RAISE your glasses to the memory of another pair of Southampton’s pubs which have long since departed from the face of the city.

As the old has made way for the new so much of the past now only remains recorded in fading photographs.

One person keen on these old images of city pubs is Dave Goddard from Nursling, an avid collector of Southampton memorabilia, who has kindly supplied Hampshire Heritage with these photographs of two old Southampton haunts from taken from his book ‘Southampton’s Lost Pubs’.

These days a car showroom now stands on the site of the Old Shirley Brewery Tap at the busy junction of Romsey Road and Winchester Road in the city.

Built in the early part of the 19th century as the tap bar for the nearby Old Shirley Brewery which then belonged to brewers Barlow and Clode, the pub was later taken over by the Winchester Brewery before closing up just before the start of the First World War after it was refused a licence and forced to cease trading.

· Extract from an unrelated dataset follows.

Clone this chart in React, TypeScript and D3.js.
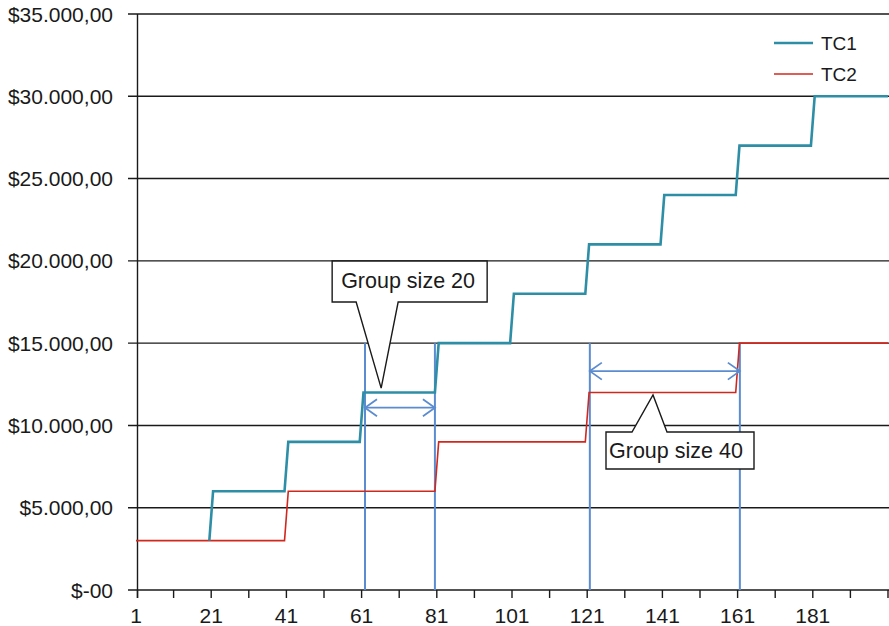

As a result the brewery received £1,114 12s in compensation.

The Old Shirley Brewery Tap was not far from the Old Thatched House Inn in Romsey Road.

The Sawyer’s Arms that once stood in Nelson Road in the Freemantle area. Dating back to the 1850s it was destroyed by enemy bombs during a Second World War air raid in which the landlord and landlady were both killed.

After the debris of the pub was cleared away the site was used to build prefabs. According to archives one earlier landlord was fined ten shillings (50p) by local magistrates after being found guilty of being drunk in charge of a horse and cart.